- [TASK INSTRUCTIONS]:
Write out the data below in full, unchanged, minus the images.

- [COLLECTED MATERIAL]:
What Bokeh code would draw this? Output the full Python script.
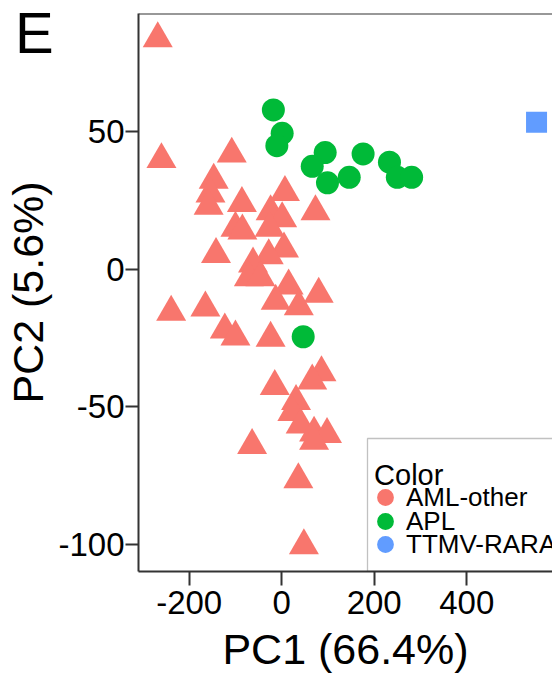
from bokeh.plotting import figure
from bokeh.models import (Range1d, FixedTicker, Label, Legend, Span,
                          LegendItem, BoxAnnotation, CustomJSTickFormatter)
from bokeh.embed import file_html
from bokeh.resources import INLINE

# ---------------- data ----------------
groups = ["AML-other", "APL", "TTMV-RARA"]
colors = ["#F8766D", "#00BA38", "#619CFF"]

aml_pc1 = [-268, -260, -108, -147, -154, -158, -86, 7, 73, -24, 1, -100, -85,
           -26, 5, -142, -28, -62, -71, -46, 15, 80, -13, 37, -239, -165,
           -123, -100, -24, -15, 86, 66, 31, 23, 41, 70, 98, 70, -64, 36, 48]
aml_pc2 = [84, 40, 42, 32.5, 27.5, 23, 24, 28, 21, 21, 18.5, 15, 14,
           15, 7.5, 5.5, 5, 2, -3, -3, -6, -9, -11.5, -13.5, -15.5, -14,
           -22, -24.5, -25, -42.5, -37.5, -40.5, -48, -52, -56.5, -59.5, -60,
           -62.5, -64, -76.5, -100.5]

apl_pc1 = [-18, 1, -10.5, 94, 66, 99, 146, 176, 233, 250, 281, 46.5]
apl_pc2 = [58, 49.5, 45, 42.5, 37.5, 31.5, 33.5, 42, 39, 33.5, 33.5, -24.5]

ttmv_pc1 = [551]
ttmv_pc2 = [53.5]

x_ticks = [-200, 0, 200, 400]
y_ticks = [-100, -50, 0, 50]
x_label = "PC1 (66.4%)"
y_label = "PC2 (5.6%)"
panel_label = "E"
legend_title = "Color"

FONT = "Liberation Sans"
AXIS_COLOR = "#333333"
NAN = float("nan")
X_MIN, X_MAX = -309.6, 585.5
Y_MIN, Y_MAX = -109.9, 93.1

p = figure(width=552, height=675, output_backend="svg", toolbar_location=None,
           x_range=Range1d(X_MIN, X_MAX), y_range=Range1d(Y_MIN, Y_MAX),
           min_border_left=138, min_border_right=0, min_border_top=13,
           min_border_bottom=103, x_axis_label=x_label, y_axis_label=y_label)
p.grid.visible = False
p.outline_line_color = None
p.background_fill_color = "white"
p.border_fill_color = "white"

# panel letter as the figure title, pulled left/down over the border
p.title.text = panel_label
p.title.text_font = FONT
p.title.text_font_size = "58px"
p.title.text_font_style = "normal"
p.title.text_color = "black"
p.title.align = "left"
p.title.offset = -123.6
p.title.standoff = -102
p.title.vertical_align = "bottom"
p.title.text_line_height = 1.0

fmt = CustomJSTickFormatter(code="return tick.toFixed(0);")
xa = p.xaxis[0]
ya = p.yaxis[0]
xa.ticker = FixedTicker(ticks=x_ticks)
ya.ticker = FixedTicker(ticks=y_ticks)
for ax in (xa, ya):
    ax.formatter = fmt
    ax.axis_line_color = AXIS_COLOR
    ax.axis_line_width = 2
    ax.major_tick_line_color = AXIS_COLOR
    ax.major_tick_line_width = 2
    ax.major_tick_in = 0
    ax.minor_tick_line_color = None
    ax.major_label_text_font = FONT
    ax.major_label_text_font_size = "33px"
    ax.major_label_text_color = "black"
    ax.major_label_text_line_height = 1.0
    ax.axis_label_text_font = FONT
    ax.axis_label_text_font_size = "43px"
    ax.axis_label_text_font_style = "normal"
    ax.axis_label_text_color = "black"
    ax.axis_label_text_line_height = 1.0
xa.major_tick_out = 14
xa.major_label_standoff = 5
xa.axis_label_standoff = 8
ya.major_tick_out = 13
ya.major_label_standoff = 1
ya.axis_label_standoff = 3

# top border of the panel
p.add_layout(Span(location=Y_MAX, dimension="width", line_color=AXIS_COLOR,
                  line_width=2))

# ---------------- points ----------------
p.scatter(aml_pc1, aml_pc2, marker="triangle", size=30, fill_color=colors[0],
          line_color=None)
p.scatter(apl_pc1, apl_pc2, marker="circle", size=23, fill_color=colors[1],
          line_color=None)
p.scatter(ttmv_pc1, ttmv_pc2, marker="square", size=21, fill_color=colors[2],
          line_color=None)

# ---------------- legend ----------------
box = BoxAnnotation(left=229, right=600, bottom=0, top=133,
                    left_units="screen", right_units="screen",
                    bottom_units="screen", top_units="screen",
                    fill_alpha=0, line_color=AXIS_COLOR, line_width=1.3)
p.add_layout(box)

legend_y = [53, 29, 6]
for g, c, ly in zip(groups, colors, legend_y):
    r = p.scatter(x=[NAN], y=[NAN], marker="circle", size=17, fill_color=c,
                  line_color=None)
    lg = Legend(items=[LegendItem(label=g, renderers=[r])],
                location=(226, ly), orientation="vertical",
                glyph_width=42, glyph_height=42, spacing=0,
                label_standoff=-18, padding=0, margin=0,
                border_line_color=None, background_fill_alpha=0,
                label_text_font=FONT, label_text_font_size="26px",
                label_text_line_height=0.9,
                label_text_color="black")
    p.add_layout(lg)

p.add_layout(Label(x=235.6, y=96.3, x_units="screen", y_units="screen",
                   text=legend_title, text_font=FONT, text_font_size="29px",
                   text_color="black", text_baseline="alphabetic"))

open("out.html", "w").write(file_html(p, INLINE))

- [THE ANSWER]:
What Bokeh code would draw this? Output the full Python script.
from bokeh.plotting import figure
from bokeh.models import (Range1d, FixedTicker, Label, Legend, Span,
                          LegendItem, BoxAnnotation, CustomJSTickFormatter)
from bokeh.embed import file_html
from bokeh.resources import INLINE

# ---------------- data ----------------
groups = ["AML-other", "APL", "TTMV-RARA"]
colors = ["#F8766D", "#00BA38", "#619CFF"]

aml_pc1 = [-268, -260, -108, -147, -154, -158, -86, 7, 73, -24, 1, -100, -85,
           -26, 5, -142, -28, -62, -71, -46, 15, 80, -13, 37, -239, -165,
           -123, -100, -24, -15, 86, 66, 31, 23, 41, 70, 98, 70, -64, 36, 48]
aml_pc2 = [84, 40, 42, 32.5, 27.5, 23, 24, 28, 21, 21, 18.5, 15, 14,
           15, 7.5, 5.5, 5, 2, -3, -3, -6, -9, -11.5, -13.5, -15.5, -14,
           -22, -24.5, -25, -42.5, -37.5, -40.5, -48, -52, -56.5, -59.5, -60,
           -62.5, -64, -76.5, -100.5]

apl_pc1 = [-18, 1, -10.5, 94, 66, 99, 146, 176, 233, 250, 281, 46.5]
apl_pc2 = [58, 49.5, 45, 42.5, 37.5, 31.5, 33.5, 42, 39, 33.5, 33.5, -24.5]

ttmv_pc1 = [551]
ttmv_pc2 = [53.5]

x_ticks = [-200, 0, 200, 400]
y_ticks = [-100, -50, 0, 50]
x_label = "PC1 (66.4%)"
y_label = "PC2 (5.6%)"
panel_label = "E"
legend_title = "Color"

FONT = "Liberation Sans"
AXIS_COLOR = "#333333"
NAN = float("nan")
X_MIN, X_MAX = -309.6, 585.5
Y_MIN, Y_MAX = -109.9, 93.1

p = figure(width=552, height=675, output_backend="svg", toolbar_location=None,
           x_range=Range1d(X_MIN, X_MAX), y_range=Range1d(Y_MIN, Y_MAX),
           min_border_left=138, min_border_right=0, min_border_top=13,
           min_border_bottom=103, x_axis_label=x_label, y_axis_label=y_label)
p.grid.visible = False
p.outline_line_color = None
p.background_fill_color = "white"
p.border_fill_color = "white"

# panel letter as the figure title, pulled left/down over the border
p.title.text = panel_label
p.title.text_font = FONT
p.title.text_font_size = "58px"
p.title.text_font_style = "normal"
p.title.text_color = "black"
p.title.align = "left"
p.title.offset = -123.6
p.title.standoff = -102
p.title.vertical_align = "bottom"
p.title.text_line_height = 1.0

fmt = CustomJSTickFormatter(code="return tick.toFixed(0);")
xa = p.xaxis[0]
ya = p.yaxis[0]
xa.ticker = FixedTicker(ticks=x_ticks)
ya.ticker = FixedTicker(ticks=y_ticks)
for ax in (xa, ya):
    ax.formatter = fmt
    ax.axis_line_color = AXIS_COLOR
    ax.axis_line_width = 2
    ax.major_tick_line_color = AXIS_COLOR
    ax.major_tick_line_width = 2
    ax.major_tick_in = 0
    ax.minor_tick_line_color = None
    ax.major_label_text_font = FONT
    ax.major_label_text_font_size = "33px"
    ax.major_label_text_color = "black"
    ax.major_label_text_line_height = 1.0
    ax.axis_label_text_font = FONT
    ax.axis_label_text_font_size = "43px"
    ax.axis_label_text_font_style = "normal"
    ax.axis_label_text_color = "black"
    ax.axis_label_text_line_height = 1.0
xa.major_tick_out = 14
xa.major_label_standoff = 5
xa.axis_label_standoff = 8
ya.major_tick_out = 13
ya.major_label_standoff = 1
ya.axis_label_standoff = 3

# top border of the panel
p.add_layout(Span(location=Y_MAX, dimension="width", line_color=AXIS_COLOR,
                  line_width=2))

# ---------------- points ----------------
p.scatter(aml_pc1, aml_pc2, marker="triangle", size=30, fill_color=colors[0],
          line_color=None)
p.scatter(apl_pc1, apl_pc2, marker="circle", size=23, fill_color=colors[1],
          line_color=None)
p.scatter(ttmv_pc1, ttmv_pc2, marker="square", size=21, fill_color=colors[2],
          line_color=None)

# ---------------- legend ----------------
box = BoxAnnotation(left=229, right=600, bottom=0, top=133,
                    left_units="screen", right_units="screen",
                    bottom_units="screen", top_units="screen",
                    fill_alpha=0, line_color=AXIS_COLOR, line_width=1.3)
p.add_layout(box)

legend_y = [53, 29, 6]
for g, c, ly in zip(groups, colors, legend_y):
    r = p.scatter(x=[NAN], y=[NAN], marker="circle", size=17, fill_color=c,
                  line_color=None)
    lg = Legend(items=[LegendItem(label=g, renderers=[r])],
                location=(226, ly), orientation="vertical",
                glyph_width=42, glyph_height=42, spacing=0,
                label_standoff=-18, padding=0, margin=0,
                border_line_color=None, background_fill_alpha=0,
                label_text_font=FONT, label_text_font_size="26px",
                label_text_line_height=0.9,
                label_text_color="black")
    p.add_layout(lg)

p.add_layout(Label(x=235.6, y=96.3, x_units="screen", y_units="screen",
                   text=legend_title, text_font=FONT, text_font_size="29px",
                   text_color="black", text_baseline="alphabetic"))

open("out.html", "w").write(file_html(p, INLINE))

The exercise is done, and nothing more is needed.